Le séisme du Teil a obligé la ville à repenser l’aménagement du territoire. De nombreux bâtiments vont être détruits puis reconstruits. Mais pour le maire, l’attractivité de la commune reste intacte.
Un séisme à part
Le séisme du Teil a surpris tout le monde. De faible profondeur à environ 1 km, ses ruptures de surface et son accélération forte du sol en font un séisme à part dans l'histoire des tremblements de terre en France métropolitaine. Si ce tremblement de terre est bien d'origine naturelle, il s'est cependant produit sur une faille qui n'était pas considérée comme active par les spécialistes : la faille de la Rouvière. Cette faille qui mesure au moins une dizaine de kilomètres, a cassé sur 5 km de long et 1 à 2 km de large selon l'Institut des Risques majeurs. Cette faille avait déjà probablement subi un tremblement de terre de la même intensité il y a quelques milliers d'années.
Mais d'autres phénomènes ont pu favoriser, accélérer le déclenchement de cette secousse. Les chercheurs travaillent sur deux hypothèses : le rôle de la carrière voisine et la pluviométrie.

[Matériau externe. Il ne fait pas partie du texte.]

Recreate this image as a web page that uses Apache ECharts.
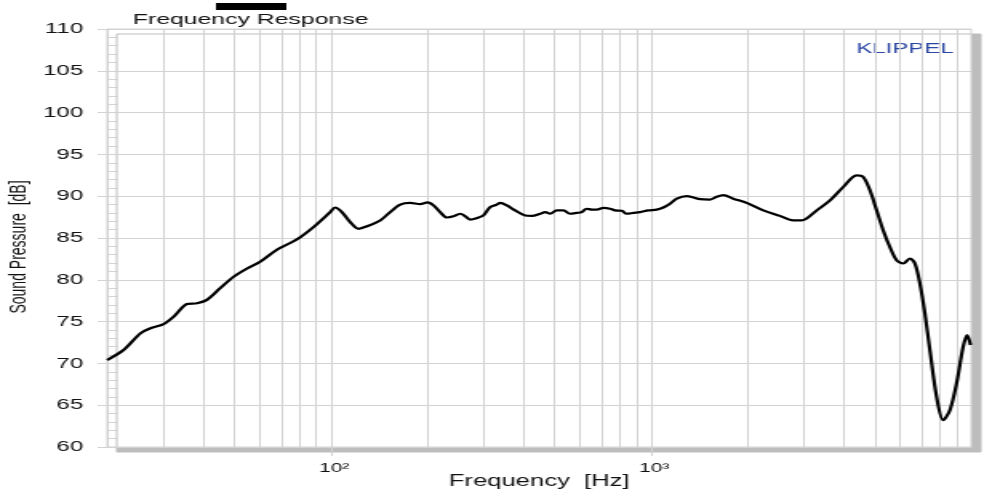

Car rapidement, les habitants, les médias et les scientifiques se sont posés la question de l'origine anthropique du séisme. Dans la zone de l'épicentre se trouve une carrière historique. Depuis le début du 19e, un grand volume de roches a été extrait du sous-sol.
Si les modélisations réalisées par les sismologues ont révélé que l’activité de la carrière a pu avoir une incidence sur le déclenchement du séisme, elles pointent aussi les événements hydro-climatiques précédant le séisme. Deux facteurs qui ont pu jouer un rôle dans le déclenchement et la localisation du tremblement de terre. Il avait beaucoup plu le mois précédent. L'infiltration de ces pluies a-t-elle entraîné une modification du sous-sol ?
Les travaux des scientifiques vont se poursuivent dans les années à venir dans cette partie de la vallée du Rhône. Les leçons du séisme du Teil : revoir à la hausse l’aléa sismique de ce secteur où la vulnérabilité humaine et industrielle est importante.